What should worry us in China

In July, China Digital Times, a US-based news aggregator that monitors China’s media, published a leaked document that allegedly informed Chinese journalists who cover the country’s financial markets that their government is watching.

“Do not conduct in-depth analysis, and do not speculate on or assess the direction of the market,” the memorandum warned. “Do not exaggerate panic or sadness. Do not use emotionally charged words such as ‘slump,’ ‘spike,’ or ‘collapse.’” We now know the Chinese government was serious about this. In recent days, state-run media have broadcast “confessions” from journalists who have accepted responsibility for recent turmoil in China’s benchmark Shanghai stock market.

It’s not market volatility in China or its possible impact on the world’s second largest economy that should worry the rest of us. It’s that Beijing’s official response to these issues is to shut down debate about how to respond to it and to find scapegoats to accept responsibility for it.
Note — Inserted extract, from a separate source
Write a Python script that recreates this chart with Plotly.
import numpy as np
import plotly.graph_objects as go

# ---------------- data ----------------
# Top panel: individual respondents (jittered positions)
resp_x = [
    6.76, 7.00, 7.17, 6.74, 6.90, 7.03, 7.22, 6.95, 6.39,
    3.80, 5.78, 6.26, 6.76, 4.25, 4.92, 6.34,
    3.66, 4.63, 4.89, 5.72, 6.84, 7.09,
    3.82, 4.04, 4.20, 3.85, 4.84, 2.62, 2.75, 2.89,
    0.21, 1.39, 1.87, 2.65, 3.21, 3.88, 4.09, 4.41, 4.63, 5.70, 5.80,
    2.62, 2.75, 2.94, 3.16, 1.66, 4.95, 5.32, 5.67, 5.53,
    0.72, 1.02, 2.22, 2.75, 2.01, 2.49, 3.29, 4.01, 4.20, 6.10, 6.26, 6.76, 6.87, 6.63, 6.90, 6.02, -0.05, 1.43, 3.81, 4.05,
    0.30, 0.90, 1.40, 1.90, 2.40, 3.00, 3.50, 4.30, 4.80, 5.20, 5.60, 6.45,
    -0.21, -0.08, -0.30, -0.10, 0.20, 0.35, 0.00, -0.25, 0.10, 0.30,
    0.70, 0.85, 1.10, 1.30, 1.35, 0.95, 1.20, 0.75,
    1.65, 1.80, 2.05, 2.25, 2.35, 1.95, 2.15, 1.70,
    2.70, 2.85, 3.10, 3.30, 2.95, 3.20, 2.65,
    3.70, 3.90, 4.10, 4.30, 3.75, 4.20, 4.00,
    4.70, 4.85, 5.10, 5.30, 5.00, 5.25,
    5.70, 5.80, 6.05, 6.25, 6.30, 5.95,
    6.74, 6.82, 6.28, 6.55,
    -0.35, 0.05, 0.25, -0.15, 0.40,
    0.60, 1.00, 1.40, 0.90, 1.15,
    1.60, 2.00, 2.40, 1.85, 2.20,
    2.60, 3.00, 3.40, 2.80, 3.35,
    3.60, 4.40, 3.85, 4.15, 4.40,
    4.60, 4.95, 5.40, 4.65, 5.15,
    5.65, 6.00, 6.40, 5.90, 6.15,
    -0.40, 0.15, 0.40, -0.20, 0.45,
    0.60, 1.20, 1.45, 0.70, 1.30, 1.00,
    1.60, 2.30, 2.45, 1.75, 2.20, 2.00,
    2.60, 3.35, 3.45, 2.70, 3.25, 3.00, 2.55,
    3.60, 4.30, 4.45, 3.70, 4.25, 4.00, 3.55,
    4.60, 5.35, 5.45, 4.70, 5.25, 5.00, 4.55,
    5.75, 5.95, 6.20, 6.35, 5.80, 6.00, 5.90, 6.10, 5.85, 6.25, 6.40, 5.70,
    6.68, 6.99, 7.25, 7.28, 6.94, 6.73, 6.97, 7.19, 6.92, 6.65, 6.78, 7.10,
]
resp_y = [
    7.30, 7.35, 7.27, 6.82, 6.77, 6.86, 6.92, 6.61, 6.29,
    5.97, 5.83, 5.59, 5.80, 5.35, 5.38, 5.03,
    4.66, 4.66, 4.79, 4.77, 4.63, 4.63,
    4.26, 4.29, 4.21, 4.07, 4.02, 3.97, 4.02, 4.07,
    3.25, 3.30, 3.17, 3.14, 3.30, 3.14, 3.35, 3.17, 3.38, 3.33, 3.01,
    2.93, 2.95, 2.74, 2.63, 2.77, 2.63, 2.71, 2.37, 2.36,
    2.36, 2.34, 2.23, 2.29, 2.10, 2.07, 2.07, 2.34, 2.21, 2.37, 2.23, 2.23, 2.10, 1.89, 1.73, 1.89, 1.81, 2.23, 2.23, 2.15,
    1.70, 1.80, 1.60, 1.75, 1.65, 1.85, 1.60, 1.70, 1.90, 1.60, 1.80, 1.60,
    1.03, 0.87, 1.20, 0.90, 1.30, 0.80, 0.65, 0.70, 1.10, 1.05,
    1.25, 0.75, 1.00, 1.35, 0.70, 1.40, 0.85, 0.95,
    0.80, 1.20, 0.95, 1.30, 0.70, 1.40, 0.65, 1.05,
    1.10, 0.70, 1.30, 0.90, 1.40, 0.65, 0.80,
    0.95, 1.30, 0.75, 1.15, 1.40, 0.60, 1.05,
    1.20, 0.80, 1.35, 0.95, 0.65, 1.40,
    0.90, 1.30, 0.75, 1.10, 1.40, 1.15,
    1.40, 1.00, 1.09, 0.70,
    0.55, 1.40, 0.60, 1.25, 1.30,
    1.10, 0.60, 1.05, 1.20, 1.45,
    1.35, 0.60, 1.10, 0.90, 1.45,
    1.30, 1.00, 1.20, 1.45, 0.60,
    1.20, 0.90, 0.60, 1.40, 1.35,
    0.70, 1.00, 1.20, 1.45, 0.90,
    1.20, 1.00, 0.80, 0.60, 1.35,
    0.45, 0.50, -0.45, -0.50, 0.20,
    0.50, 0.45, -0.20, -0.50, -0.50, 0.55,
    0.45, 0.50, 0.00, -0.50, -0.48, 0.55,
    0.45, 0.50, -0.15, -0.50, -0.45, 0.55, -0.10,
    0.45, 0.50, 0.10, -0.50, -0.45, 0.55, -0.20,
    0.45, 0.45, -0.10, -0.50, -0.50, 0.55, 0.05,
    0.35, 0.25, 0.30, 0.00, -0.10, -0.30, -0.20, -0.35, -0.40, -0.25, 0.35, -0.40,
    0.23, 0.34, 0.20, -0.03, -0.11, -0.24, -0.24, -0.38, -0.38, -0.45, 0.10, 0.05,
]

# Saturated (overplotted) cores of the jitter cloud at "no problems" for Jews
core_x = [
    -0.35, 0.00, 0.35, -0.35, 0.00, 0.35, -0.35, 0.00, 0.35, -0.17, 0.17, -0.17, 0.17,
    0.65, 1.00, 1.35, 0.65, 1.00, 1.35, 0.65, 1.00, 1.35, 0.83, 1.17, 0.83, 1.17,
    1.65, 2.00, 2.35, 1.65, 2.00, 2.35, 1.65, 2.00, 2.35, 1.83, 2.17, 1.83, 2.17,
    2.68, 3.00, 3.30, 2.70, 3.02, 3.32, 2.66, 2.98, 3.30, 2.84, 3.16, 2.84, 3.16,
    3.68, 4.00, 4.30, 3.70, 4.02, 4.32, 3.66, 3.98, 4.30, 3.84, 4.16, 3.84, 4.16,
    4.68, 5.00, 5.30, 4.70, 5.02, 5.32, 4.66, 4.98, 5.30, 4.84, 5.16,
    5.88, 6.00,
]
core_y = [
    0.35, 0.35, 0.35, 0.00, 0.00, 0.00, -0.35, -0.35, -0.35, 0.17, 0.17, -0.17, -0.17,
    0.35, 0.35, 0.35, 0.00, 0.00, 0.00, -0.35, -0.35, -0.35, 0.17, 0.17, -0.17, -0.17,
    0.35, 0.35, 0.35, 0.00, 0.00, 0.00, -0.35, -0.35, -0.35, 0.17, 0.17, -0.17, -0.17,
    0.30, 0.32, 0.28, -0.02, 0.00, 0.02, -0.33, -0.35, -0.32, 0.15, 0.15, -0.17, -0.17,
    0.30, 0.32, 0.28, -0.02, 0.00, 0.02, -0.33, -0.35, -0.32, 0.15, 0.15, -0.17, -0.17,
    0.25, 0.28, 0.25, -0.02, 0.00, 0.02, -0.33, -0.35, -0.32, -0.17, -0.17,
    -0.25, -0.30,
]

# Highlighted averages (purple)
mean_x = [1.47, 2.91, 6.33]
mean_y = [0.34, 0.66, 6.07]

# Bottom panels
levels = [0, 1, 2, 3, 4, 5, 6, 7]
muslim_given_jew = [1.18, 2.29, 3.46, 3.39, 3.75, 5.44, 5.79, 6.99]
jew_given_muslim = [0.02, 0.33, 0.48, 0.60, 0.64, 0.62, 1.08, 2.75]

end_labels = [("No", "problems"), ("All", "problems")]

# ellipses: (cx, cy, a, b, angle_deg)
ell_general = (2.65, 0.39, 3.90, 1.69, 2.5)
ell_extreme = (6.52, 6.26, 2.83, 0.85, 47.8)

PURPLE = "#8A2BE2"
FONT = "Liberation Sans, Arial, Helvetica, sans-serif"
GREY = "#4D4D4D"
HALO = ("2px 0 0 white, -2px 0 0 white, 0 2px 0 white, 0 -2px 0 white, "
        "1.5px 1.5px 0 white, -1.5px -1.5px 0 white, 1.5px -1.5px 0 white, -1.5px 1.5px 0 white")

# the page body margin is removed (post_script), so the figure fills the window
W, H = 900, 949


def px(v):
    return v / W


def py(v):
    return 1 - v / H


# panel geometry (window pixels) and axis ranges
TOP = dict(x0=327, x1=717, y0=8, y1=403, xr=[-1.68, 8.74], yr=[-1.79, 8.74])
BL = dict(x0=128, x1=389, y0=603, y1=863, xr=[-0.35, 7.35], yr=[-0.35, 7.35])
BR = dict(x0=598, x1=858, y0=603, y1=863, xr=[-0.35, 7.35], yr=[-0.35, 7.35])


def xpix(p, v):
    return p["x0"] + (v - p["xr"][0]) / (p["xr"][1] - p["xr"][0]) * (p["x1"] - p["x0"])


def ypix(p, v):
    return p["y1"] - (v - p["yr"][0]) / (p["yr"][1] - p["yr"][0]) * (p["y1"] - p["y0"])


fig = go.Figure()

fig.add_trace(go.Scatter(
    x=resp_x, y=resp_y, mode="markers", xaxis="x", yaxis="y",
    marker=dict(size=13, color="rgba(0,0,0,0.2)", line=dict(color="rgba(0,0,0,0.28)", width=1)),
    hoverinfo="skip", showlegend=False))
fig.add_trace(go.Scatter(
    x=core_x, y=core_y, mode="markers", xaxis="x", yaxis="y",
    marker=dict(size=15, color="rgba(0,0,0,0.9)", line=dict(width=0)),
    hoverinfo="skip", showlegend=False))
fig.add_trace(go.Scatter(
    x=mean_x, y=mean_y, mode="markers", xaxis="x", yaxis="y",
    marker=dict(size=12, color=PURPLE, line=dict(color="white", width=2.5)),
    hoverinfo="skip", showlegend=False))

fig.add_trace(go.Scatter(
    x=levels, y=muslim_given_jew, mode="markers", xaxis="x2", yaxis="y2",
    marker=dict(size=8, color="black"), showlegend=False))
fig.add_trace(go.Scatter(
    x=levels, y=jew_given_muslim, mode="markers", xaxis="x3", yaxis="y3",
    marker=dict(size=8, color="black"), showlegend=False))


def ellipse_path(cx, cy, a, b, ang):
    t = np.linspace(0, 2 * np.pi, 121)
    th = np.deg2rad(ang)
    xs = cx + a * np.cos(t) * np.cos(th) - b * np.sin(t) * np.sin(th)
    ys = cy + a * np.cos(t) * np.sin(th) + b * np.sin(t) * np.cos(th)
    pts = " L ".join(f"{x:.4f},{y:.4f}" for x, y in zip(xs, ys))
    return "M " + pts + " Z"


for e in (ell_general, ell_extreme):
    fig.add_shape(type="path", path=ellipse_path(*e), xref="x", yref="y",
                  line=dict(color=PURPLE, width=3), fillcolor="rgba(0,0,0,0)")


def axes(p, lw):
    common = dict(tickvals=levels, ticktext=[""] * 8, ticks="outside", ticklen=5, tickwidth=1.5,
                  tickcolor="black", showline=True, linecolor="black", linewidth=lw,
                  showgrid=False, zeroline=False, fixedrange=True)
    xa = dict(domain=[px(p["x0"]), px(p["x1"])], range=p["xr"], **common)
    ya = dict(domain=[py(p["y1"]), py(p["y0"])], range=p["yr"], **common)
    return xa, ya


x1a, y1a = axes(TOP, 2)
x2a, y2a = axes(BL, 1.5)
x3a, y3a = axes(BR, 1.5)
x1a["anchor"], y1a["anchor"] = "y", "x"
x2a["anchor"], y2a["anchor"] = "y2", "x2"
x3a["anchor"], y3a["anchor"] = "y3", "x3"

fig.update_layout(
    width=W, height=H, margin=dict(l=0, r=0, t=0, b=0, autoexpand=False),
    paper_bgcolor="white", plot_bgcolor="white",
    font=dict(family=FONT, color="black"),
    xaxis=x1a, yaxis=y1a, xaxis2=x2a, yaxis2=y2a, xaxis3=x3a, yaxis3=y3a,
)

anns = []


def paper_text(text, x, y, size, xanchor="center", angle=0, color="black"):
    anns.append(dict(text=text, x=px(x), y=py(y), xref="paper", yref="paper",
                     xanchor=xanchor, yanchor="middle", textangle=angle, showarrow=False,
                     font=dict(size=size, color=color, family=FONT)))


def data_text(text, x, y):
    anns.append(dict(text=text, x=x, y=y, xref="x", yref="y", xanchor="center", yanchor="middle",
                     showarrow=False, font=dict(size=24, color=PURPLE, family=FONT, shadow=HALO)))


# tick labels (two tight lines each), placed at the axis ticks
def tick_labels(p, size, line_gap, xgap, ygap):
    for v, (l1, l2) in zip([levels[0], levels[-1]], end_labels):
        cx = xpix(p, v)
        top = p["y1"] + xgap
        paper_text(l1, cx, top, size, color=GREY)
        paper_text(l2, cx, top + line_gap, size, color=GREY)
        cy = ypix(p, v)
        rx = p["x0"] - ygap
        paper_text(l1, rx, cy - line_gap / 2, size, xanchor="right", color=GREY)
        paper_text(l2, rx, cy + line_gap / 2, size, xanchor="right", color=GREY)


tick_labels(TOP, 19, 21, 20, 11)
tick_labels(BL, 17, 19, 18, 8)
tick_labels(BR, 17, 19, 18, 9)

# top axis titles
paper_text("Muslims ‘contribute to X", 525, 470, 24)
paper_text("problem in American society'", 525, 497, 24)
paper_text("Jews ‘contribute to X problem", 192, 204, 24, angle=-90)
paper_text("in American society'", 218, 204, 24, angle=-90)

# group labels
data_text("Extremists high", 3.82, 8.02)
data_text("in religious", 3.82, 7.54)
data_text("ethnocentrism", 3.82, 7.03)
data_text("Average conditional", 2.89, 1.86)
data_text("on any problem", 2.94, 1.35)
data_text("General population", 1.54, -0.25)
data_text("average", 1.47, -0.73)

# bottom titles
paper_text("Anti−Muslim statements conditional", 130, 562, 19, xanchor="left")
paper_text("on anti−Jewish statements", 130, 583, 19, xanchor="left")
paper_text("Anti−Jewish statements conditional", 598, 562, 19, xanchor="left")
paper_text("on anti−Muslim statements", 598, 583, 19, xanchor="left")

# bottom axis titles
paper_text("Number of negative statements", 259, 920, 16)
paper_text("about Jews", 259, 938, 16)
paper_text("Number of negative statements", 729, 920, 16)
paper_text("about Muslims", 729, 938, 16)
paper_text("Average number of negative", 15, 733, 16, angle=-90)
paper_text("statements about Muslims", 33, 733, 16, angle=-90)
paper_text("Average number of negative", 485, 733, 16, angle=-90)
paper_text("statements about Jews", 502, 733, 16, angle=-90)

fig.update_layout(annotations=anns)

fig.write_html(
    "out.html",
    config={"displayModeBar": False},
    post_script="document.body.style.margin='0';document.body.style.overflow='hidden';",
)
Fears for the stability of China’s economy are exaggerated. On the one hand, it’s natural to fear the global impact of any faster-than-expected slowdown there. China is now the world’s lead trading nation and a major driver of commodity prices. European and American stock markets now rise and fall on its latest manufacturing data. Economies as diverse as Japan, Chile, Australia, Thailand, South Africa, South Korea, Brazil, Malaysia, Nigeria, Argentina, Russia and dozens more feel the pain as economic activity in China slows.

But the emerging giant is not headed for a “hard landing” any time soon. The state’s ability to boost bank lending and invest large sums in important infrastructure projects across a broad range of strategically important economic sectors suggests that China will come close to this year’s growth target of “about 7 percent.”
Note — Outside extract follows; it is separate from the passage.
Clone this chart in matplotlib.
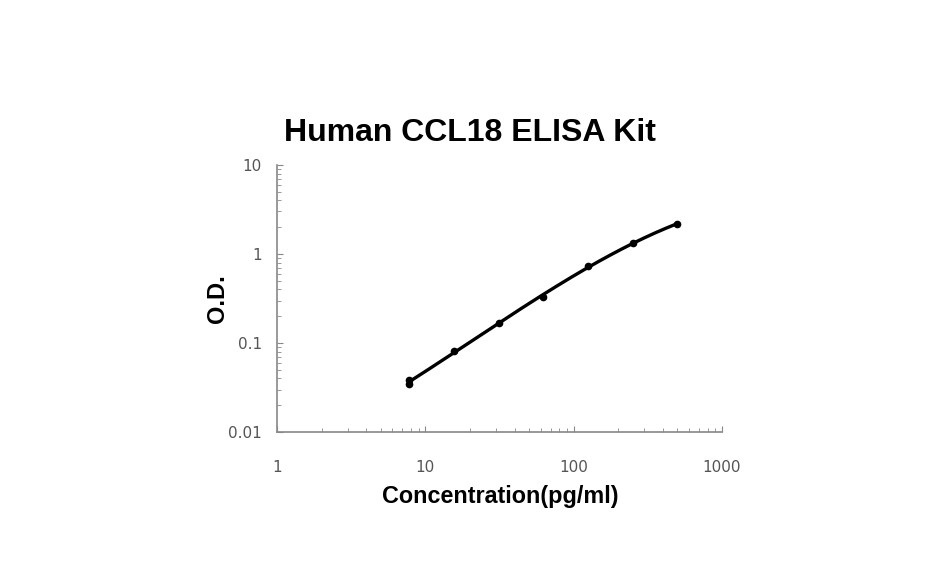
import numpy as np
import matplotlib.pyplot as plt

# =========================
# Datos
# =========================
conc = [7.8, 7.8, 15.6, 31.25, 62.5, 125, 250, 500]
od = [0.038, 0.035, 0.081, 0.168, 0.329, 0.733, 1.33, 2.17]

x_ticks = [1, 10, 100, 1000]
x_labels = ["1", "10", "100", "1000"]
y_ticks = [0.01, 0.1, 1, 10]
y_labels = ["0.01", "0.1", "1", "10"]

# curva suave: ajuste polinómico en escala log-log
lx = np.log10(conc)
ly = np.log10(od)
coef = np.polyfit(lx, ly, 3)
xs = np.linspace(lx.min(), lx.max(), 200)
ys = np.polyval(coef, xs)

fig = plt.figure(figsize=(9.4, 5.87), dpi=100)
ax = fig.add_axes([0.2947, 0.264, 0.4734, 0.455])

ax.plot(10 ** xs, 10 ** ys, color="black", lw=2.4)
ax.plot(conc, od, "o", color="black", ms=4.5)

ax.set_xscale("log")
ax.set_yscale("log")
ax.set_xlim(1, 1000)
ax.set_ylim(0.01, 10)

ax.set_xticks(x_ticks)
ax.set_xticklabels(x_labels)
ax.set_yticks(y_ticks)
ax.set_yticklabels(y_labels)

for s in ["top", "right"]:
    ax.spines[s].set_visible(False)
for s in ["left", "bottom"]:
    ax.spines[s].set_color("#888888")
    ax.spines[s].set_linewidth(1.2)

ax.tick_params(which="both", direction="in", colors="#888888", labelcolor="#555555",
               labelsize=11)
ax.tick_params(which="major", length=4)
ax.tick_params(which="minor", length=3)
ax.tick_params(axis="x", pad=20)
ax.tick_params(axis="y", pad=11)

# título centrado en la figura, como en el original
fig.text(0.5, 1 - 133 / 587, "Human CCL18 ELISA Kit", fontsize=23, fontweight="bold",
         family="Liberation Sans", ha="center", va="center")

ax.set_xlabel("Concentration(pg/ml)", fontsize=16.8, fontweight="bold",
              family="Liberation Sans")
ax.set_ylabel("O.D.", fontsize=17, fontweight="bold", family="Liberation Sans")
ax.xaxis.set_label_coords(0.501, -0.20)
ax.yaxis.set_label_coords(-0.107, 0.5)

fig.savefig("out.png", dpi=100, facecolor="white")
It’s true that the Shanghai market has fallen by 40 percent in recent weeks, but that follows a surge of 150 percent over the previous year. Why should the sharp drop reveal more about the underlying strength of China’s economy than the earlier (and much larger) surge? In reality, this is an immature market, a more reliable barometer of the state’s appetite for policy manipulation than of China’s real economy. Just one in 30 Chinese citizens own shares, a much lower percentage than in developed markets.

Nor should the world be overly alarmed about China’s decision to devalue its currency. The move wasn’t nearly large enough to significantly alter the balance of China’s trade with its largest partners, and the IMF has since offered praise for the move, because it brings the currency’s value into better alignment with market forces. In short, China’s economy is more stable than many realize, and its international influence will continue to expand.
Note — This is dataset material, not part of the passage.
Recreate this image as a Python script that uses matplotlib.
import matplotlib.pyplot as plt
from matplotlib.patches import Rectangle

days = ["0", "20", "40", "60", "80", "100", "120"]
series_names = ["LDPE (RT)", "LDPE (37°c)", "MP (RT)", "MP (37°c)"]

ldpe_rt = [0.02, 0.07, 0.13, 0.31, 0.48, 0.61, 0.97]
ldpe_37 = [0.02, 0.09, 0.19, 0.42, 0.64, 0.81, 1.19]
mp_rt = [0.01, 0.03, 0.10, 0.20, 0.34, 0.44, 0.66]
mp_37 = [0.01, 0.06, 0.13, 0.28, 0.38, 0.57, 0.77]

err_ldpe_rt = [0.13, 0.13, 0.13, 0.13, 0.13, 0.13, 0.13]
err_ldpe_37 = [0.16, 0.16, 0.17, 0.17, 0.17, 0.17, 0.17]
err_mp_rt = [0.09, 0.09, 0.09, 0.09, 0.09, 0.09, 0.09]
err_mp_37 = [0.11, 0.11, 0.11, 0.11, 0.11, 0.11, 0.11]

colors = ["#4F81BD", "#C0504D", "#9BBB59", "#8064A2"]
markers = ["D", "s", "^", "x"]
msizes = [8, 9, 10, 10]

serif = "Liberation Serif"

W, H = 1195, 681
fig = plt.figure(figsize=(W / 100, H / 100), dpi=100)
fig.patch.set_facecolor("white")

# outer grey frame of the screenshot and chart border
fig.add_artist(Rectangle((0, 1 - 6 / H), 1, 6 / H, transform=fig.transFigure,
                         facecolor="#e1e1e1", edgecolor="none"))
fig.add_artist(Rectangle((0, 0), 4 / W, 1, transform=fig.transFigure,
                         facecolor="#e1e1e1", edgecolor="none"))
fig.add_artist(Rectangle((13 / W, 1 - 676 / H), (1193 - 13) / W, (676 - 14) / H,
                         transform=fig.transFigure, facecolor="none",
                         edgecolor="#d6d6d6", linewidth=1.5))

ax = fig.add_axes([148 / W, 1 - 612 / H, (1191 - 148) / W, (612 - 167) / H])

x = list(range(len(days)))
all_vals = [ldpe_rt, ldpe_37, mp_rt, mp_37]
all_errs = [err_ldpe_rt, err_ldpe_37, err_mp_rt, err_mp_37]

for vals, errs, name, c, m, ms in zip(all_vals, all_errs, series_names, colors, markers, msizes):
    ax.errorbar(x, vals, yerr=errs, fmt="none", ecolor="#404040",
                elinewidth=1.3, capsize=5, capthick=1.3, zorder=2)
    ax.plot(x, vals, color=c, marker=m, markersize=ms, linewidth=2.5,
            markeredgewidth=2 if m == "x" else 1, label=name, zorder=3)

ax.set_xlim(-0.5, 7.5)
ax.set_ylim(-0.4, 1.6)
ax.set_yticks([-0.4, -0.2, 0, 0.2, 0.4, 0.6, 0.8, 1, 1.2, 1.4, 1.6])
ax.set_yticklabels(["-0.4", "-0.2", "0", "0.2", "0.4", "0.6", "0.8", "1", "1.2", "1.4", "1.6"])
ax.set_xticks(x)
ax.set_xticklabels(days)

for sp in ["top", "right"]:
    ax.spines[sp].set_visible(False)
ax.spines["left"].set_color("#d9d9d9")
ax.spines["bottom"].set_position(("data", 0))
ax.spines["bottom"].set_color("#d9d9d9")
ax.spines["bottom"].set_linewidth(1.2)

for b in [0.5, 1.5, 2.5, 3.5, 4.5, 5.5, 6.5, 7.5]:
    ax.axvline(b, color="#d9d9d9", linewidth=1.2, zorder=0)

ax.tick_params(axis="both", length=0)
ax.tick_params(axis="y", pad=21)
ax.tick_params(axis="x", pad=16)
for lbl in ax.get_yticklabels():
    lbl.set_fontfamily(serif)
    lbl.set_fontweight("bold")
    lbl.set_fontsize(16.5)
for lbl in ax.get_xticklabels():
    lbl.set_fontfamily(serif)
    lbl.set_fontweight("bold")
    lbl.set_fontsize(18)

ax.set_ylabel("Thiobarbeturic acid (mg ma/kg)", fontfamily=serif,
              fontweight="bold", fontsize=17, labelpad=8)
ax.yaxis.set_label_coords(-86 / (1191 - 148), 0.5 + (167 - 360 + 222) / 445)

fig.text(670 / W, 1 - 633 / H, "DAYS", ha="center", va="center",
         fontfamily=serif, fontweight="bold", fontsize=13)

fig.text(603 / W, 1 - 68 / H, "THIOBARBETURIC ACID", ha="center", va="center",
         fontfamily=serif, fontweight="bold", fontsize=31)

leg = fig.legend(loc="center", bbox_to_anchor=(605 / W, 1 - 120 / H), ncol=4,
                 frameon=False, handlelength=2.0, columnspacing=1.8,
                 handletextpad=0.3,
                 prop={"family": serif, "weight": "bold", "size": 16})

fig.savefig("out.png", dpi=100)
But before we decide that fears for China’s stability are best ignored, let’s hope that China’s turbulent summer will make governments and companies that are too reliant on China’s expansion better aware of the long-term dangers they will surely face if they fail to hedge their bets on it. China is likely to remain stable for years. But the tendency of its leaders to backtrack on necessary reforms—by, for example, intervening to prop up markets that are better left alone—is worrisome. More frightening is Chinese leaders’ habit of relying on censorship and punishment to manage unforeseen challenges.

There is another concern. China cannot remain strong and stable indefinitely without economic reform. In particular, China’s leaders must shift the economy away from heavy reliance on exports by empowering China’s people to buy more of the products China produces. That is essential for the creation of a broad middle class and sustainable long-term growth. Success therefore depends on an enormous transfer of wealth to Chinese consumers.

To ensure that those who will have to surrender much of this wealth do not resist these reforms, President Xi Jinping has launched an anti-corruption drive that has already expelled thousands from the party and pushed thousands more into prison. For the moment, Xi remains fully in charge, but a growing list of potential enemies within the leadership may be waiting for the moment when his government loses public confidence to fight back against reform. That’s a longer-term risk to watch.

In short, fears of near-term trouble are exaggerated. But if these fears persuade governments and companies dependent on Chinese growth to prepare for more volatility—and to hedge their bets on China’s ability to deliver stable and lasting long-term growth—then these fears will have proven useful indeed.